Slashdot Mirror


Benchmarking With Halo For PC

Thanks to ExtremeTech for their article discussing comparative benchmarking of PCs using newly-released FPS Halo. The piece explains how to "add a few command line options to the [Halo] shortcut" to enable benchmarking, which "runs through several of the game's cut-scenes", and the final page of the article has results for ATI and NVidia's current high-end graphics cards. The article concludes: "Halo is not the most elegant console game port, and given what you see on the screen it's odd how slowly it runs at times... Still, the Halo benchmark is a pretty good graphics card test- at once stressful, deterministic, and scalable with both graphics cards and CPUs."

1 of 60 comments (clear)

  1. Re:Bad Port - Very True by @madeus · · Score: 1, Informative

    I've been saying this to people for ages (in my /. posts too).

    The X-Box origional was visualy stunning and used the console very well (particularly given it was a launch title).

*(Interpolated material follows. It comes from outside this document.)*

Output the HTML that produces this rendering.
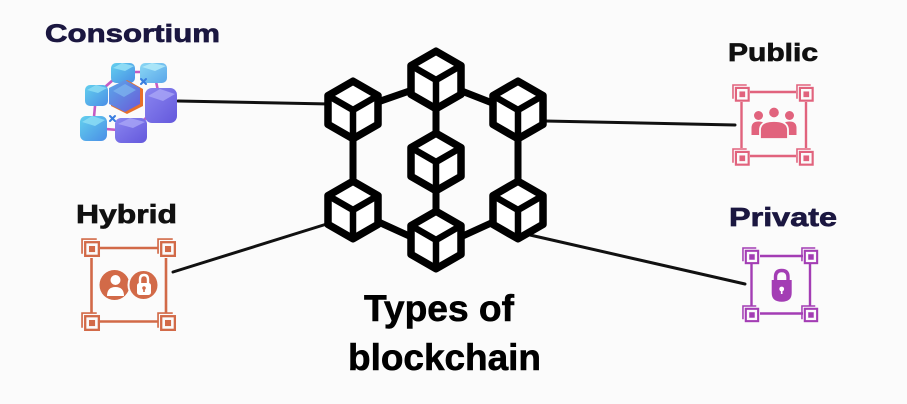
<!DOCTYPE html>
<html>
<head>
<meta charset="utf-8">
<style>
  html,body{margin:0;padding:0;background:#fbfbfb;}
  svg{display:block;}
  text{font-family:"Liberation Sans",sans-serif;font-weight:bold;}
</style>
</head>
<body>
<svg width="907" height="404" viewBox="0 0 907 404" xmlns="http://www.w3.org/2000/svg">
  <defs>
    <g id="cube">
      <path d="M0,-28.8 L25,-14.4 L25,14.4 L0,28.8 L-25,14.4 L-25,-14.4Z" fill="#fff" stroke="#000" stroke-width="7.5" stroke-linejoin="round"/>
      <path d="M-25,-14.4 L0,0 L25,-14.4 M0,0 L0,28.8" fill="none" stroke="#000" stroke-width="6.5" stroke-linejoin="round" stroke-linecap="round"/>
    </g>
    <g id="cb">
      <path d="M1,15 V1 H15" fill="none" stroke="currentColor" stroke-width="1.6"/>
      <rect x="4" y="4" width="13" height="13" fill="#fbfbfb" stroke="currentColor" stroke-width="2.2"/>
      <rect x="7.6" y="7.6" width="5.8" height="5.8" fill="currentColor"/>
    </g>
    <linearGradient id="gc1" x1="0" y1="0" x2="1" y2="1">
      <stop offset="0" stop-color="#63d0ee"/><stop offset="1" stop-color="#4a8ee6"/>
    </linearGradient>
    <linearGradient id="gc2" x1="0" y1="0" x2="1" y2="1">
      <stop offset="0" stop-color="#8bd8f4"/><stop offset="1" stop-color="#5aa6ea"/>
    </linearGradient>
    <linearGradient id="gp1" x1="0" y1="0" x2="1" y2="1">
      <stop offset="0" stop-color="#8a86f0"/><stop offset="1" stop-color="#6458dc"/>
    </linearGradient>
    <linearGradient id="gp2" x1="0" y1="0" x2="1" y2="1">
      <stop offset="0" stop-color="#5aa8ea"/><stop offset="1" stop-color="#6a5ad8"/>
    </linearGradient>
  </defs>

  <rect width="907" height="404" fill="#fbfbfb"/>

  <!-- external thin connectors -->
  <g stroke="#111" stroke-width="3" stroke-linecap="round">
    <line x1="178" y1="101" x2="330" y2="104"/>
    <line x1="545" y1="121" x2="735" y2="125"/>
    <line x1="173" y1="272" x2="330" y2="223"/>
    <line x1="530" y1="235" x2="745" y2="284"/>
  </g>

  <!-- center network connections -->
  <g stroke="#000" stroke-width="7" stroke-linecap="round">
    <line x1="372" y1="104" x2="418" y2="88"/>
    <line x1="454" y1="88" x2="500" y2="106"/>
    <line x1="436" y1="100" x2="436" y2="145"/>
    <line x1="353" y1="125" x2="353" y2="195"/>
    <line x1="518" y1="125" x2="518" y2="195"/>
    <line x1="436" y1="180" x2="436" y2="225"/>
    <line x1="372" y1="219" x2="418" y2="240"/>
    <line x1="500" y1="219" x2="454" y2="240"/>
  </g>

  <!-- cubes -->
  <use href="#cube" x="353" y="110"/>
  <use href="#cube" x="436" y="80"/>
  <use href="#cube" x="518" y="110"/>
  <use href="#cube" x="436" y="162"/>
  <use href="#cube" x="353" y="210"/>
  <use href="#cube" x="436" y="240"/>
  <use href="#cube" x="518" y="210"/>

  <!-- Labels -->
  <text x="45" y="42" font-size="25" fill="#1b1740" stroke="#1b1740" stroke-width="0.7" textLength="175" lengthAdjust="spacingAndGlyphs">Consortium</text>
  <text x="728" y="61" font-size="25" fill="#111" stroke="#111" stroke-width="0.7" textLength="90" lengthAdjust="spacingAndGlyphs">Public</text>
  <text x="76" y="223" font-size="26" fill="#111" stroke="#111" stroke-width="0.7" textLength="101" lengthAdjust="spacingAndGlyphs">Hybrid</text>
  <text x="729" y="226" font-size="26" fill="#1b1740" stroke="#1b1740" stroke-width="0.7" textLength="108" lengthAdjust="spacingAndGlyphs">Private</text>
  <text x="364" y="321" font-size="37" fill="#000" stroke="#000" stroke-width="0.6" textLength="150" lengthAdjust="spacingAndGlyphs">Types of</text>
  <text x="348" y="370" font-size="37" fill="#000" stroke="#000" stroke-width="0.6" textLength="193" lengthAdjust="spacingAndGlyphs">blockchain</text>

  <!-- Consortium icon -->
  <g>
    <g stroke="#c45cc4" stroke-width="2.6" fill="none">
      <line x1="122" y1="72" x2="154" y2="72"/>
      <line x1="122" y1="72" x2="96" y2="95"/>
      <line x1="96" y1="95" x2="93" y2="128"/>
      <line x1="93" y1="128" x2="131" y2="131"/>
      <line x1="131" y1="131" x2="161" y2="105"/>
      <line x1="161" y1="105" x2="154" y2="72"/>
    </g>
    <rect x="111" y="63" width="24" height="20" rx="5" fill="url(#gc1)"/>
    <path d="M113,68 L122,63 L134,66 L125,71Z" fill="#9ae3f7" opacity="0.8"/>
    <rect x="140" y="63" width="27" height="20" rx="5" fill="url(#gc2)"/>
    <path d="M142,67 L152,63 L166,66 L155,71Z" fill="#b5ecfa" opacity="0.8"/>
    <rect x="85" y="85" width="23" height="21" rx="5" fill="url(#gc1)"/>
    <path d="M87,90 L96,85 L107,88 L98,93Z" fill="#8fdff5" opacity="0.8"/>
    <path d="M127,80 L143,89 L143,106 L127,114 L111,106 L111,89Z" fill="#e8702a"/>
    <path d="M125,80 L140,88 L140,104 L125,112 L109,104 L109,88Z" fill="url(#gp2)"/>
    <path d="M113,91 L125,84 L136,90 L124,97Z" fill="#7fb8f0" opacity="0.7"/>
    <rect x="145" y="88" width="32" height="35" rx="7" fill="url(#gp1)"/>
    <path d="M148,96 L160,89 L175,94 L163,101Z" fill="#a9a6f6" opacity="0.8"/>
    <rect x="80" y="116" width="27" height="25" rx="6" fill="url(#gc1)"/>
    <path d="M82,122 L92,116 L105,120 L95,126Z" fill="#8fdff5" opacity="0.8"/>
    <rect x="115" y="118" width="32" height="25" rx="6" fill="url(#gp1)"/>
    <path d="M118,124 L130,118 L145,122 L133,128Z" fill="#a9a6f6" opacity="0.8"/>
    <g stroke="#3a7ee0" stroke-width="2" stroke-linecap="round">
      <line x1="141" y1="79" x2="146" y2="84"/><line x1="146" y1="79" x2="141" y2="84"/>
      <line x1="110" y1="116" x2="115" y2="121"/><line x1="115" y1="116" x2="110" y2="121"/>
    </g>
  </g>

  <!-- Hybrid icon -->
  <g style="color:#d26a48">
    <g stroke="#d26a48" stroke-width="2.6">
      <line x1="100" y1="248" x2="158" y2="248"/>
      <line x1="100" y1="321.5" x2="158" y2="321.5"/>
      <line x1="91.5" y1="258" x2="91.5" y2="313"/>
      <line x1="166" y1="258" x2="166" y2="313"/>
    </g>
    <use href="#cb" transform="translate(81,238) scale(1.05)"/>
    <use href="#cb" transform="translate(157,238) scale(1.05)"/>
    <use href="#cb" transform="translate(81,312) scale(1.05)"/>
    <use href="#cb" transform="translate(157,312) scale(1.05)"/>
    <circle cx="114.5" cy="285" r="15" fill="#d26a48"/>
    <circle cx="143.5" cy="285" r="15" fill="#d26a48" stroke="#fbfbfb" stroke-width="2"/>
    <circle cx="115.5" cy="280" r="5" fill="#fff"/>
    <path d="M107,296 Q107,287 115.5,287 Q124,287 124,296Z" fill="#fff"/>
    <path d="M140,284 V279.5 Q140,275 144,275 Q148,275 148,279.5 V284" fill="none" stroke="#fff" stroke-width="2.4"/>
    <rect x="137" y="283" width="14" height="12" rx="2.5" fill="#fff"/>
    <circle cx="144" cy="288" r="1.8" fill="#d26a48"/>
    <rect x="143.2" y="288" width="1.6" height="4" fill="#d26a48"/>
  </g>

  <!-- Public icon -->
  <g style="color:#e1637d">
    <g stroke="#e1637d" stroke-width="2.4">
      <line x1="750" y1="92" x2="796" y2="92"/>
      <line x1="750" y1="156" x2="796" y2="156"/>
      <line x1="741.5" y1="102" x2="741.5" y2="148"/>
      <line x1="806" y1="102" x2="806" y2="148"/>
    </g>
    <use href="#cb" transform="translate(732,84) scale(0.98)"/>
    <use href="#cb" transform="translate(796,84) scale(0.98)"/>
    <use href="#cb" transform="translate(732,148) scale(0.98)"/>
    <use href="#cb" transform="translate(796,148) scale(0.98)"/>
    <circle cx="758.5" cy="115.5" r="4.5" fill="#e1637d"/>
    <circle cx="789.5" cy="115.5" r="4.5" fill="#e1637d"/>
    <path d="M751.5,135 V128 Q751.5,121.5 758.5,121.5 Q765.5,121.5 765.5,128 V135Z" fill="#e1637d"/>
    <path d="M782.5,135 V128 Q782.5,121.5 789.5,121.5 Q796.5,121.5 796.5,128 V135Z" fill="#e1637d"/>
    <circle cx="774" cy="112.5" r="5.6" fill="#e1637d" stroke="#fbfbfb" stroke-width="1.5"/>
    <path d="M760,139 V130 Q760,121 774,121 Q788,121 788,130 V139Z" fill="#e1637d" stroke="#fbfbfb" stroke-width="1.8"/>
  </g>

  <!-- Private icon -->
  <g style="color:#a33db4">
    <g stroke="#a33db4" stroke-width="2.4">
      <line x1="760" y1="256" x2="803" y2="256"/>
      <line x1="760" y1="313.5" x2="803" y2="313.5"/>
      <line x1="751.5" y1="264" x2="751.5" y2="306"/>
      <line x1="810" y1="264" x2="810" y2="306"/>
    </g>
    <use href="#cb" transform="translate(742,247) scale(0.95)"/>
    <use href="#cb" transform="translate(801,247) scale(0.95)"/>
    <use href="#cb" transform="translate(742,305) scale(0.95)"/>
    <use href="#cb" transform="translate(801,305) scale(0.95)"/>
    <path d="M775.5,281 V277 Q775.5,270.5 781.7,270.5 Q788,270.5 788,277 V281" fill="none" stroke="#a33db4" stroke-width="3.4"/>
    <path d="M771.7,280 H791.7 V293 Q791.7,301.7 781.7,301.7 Q771.7,301.7 771.7,293Z" fill="#a33db4"/>
    <circle cx="781.7" cy="289" r="2.4" fill="#fff"/>
    <rect x="780.9" y="289" width="1.6" height="5" fill="#fff"/>
  </g>
</svg>
</body>
</html>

It was obviously designed to take advantage of the specific strenghts (and limitations) of the console.

    The PC port is a shoddy straight forward could-have-been-done-with-an-emulation-layer port of the X-Box version that althought (like the origional) it uses a few DX9 effects, take no consideration of the advantages of PC gaming hardware.

    The FPS is piss poor, it's noteably wrose than the Doom 3 leak (and the exuses that it has it's own rendering engine being the reason for it being unable to support any FSAA just make it look all the more like a throw away port that Microsoft/Bungie didn't care about).

    The PC net code is dire too, I have had less lag with X-Box Halo on the net (using a Linux gateway).

    No wonder that Counter Strike : Condition Zero went from being in Gearbox's hands to getting done by Ritual. More fool Gearbox for taking this one on. I don't think it makes Bungie look good either.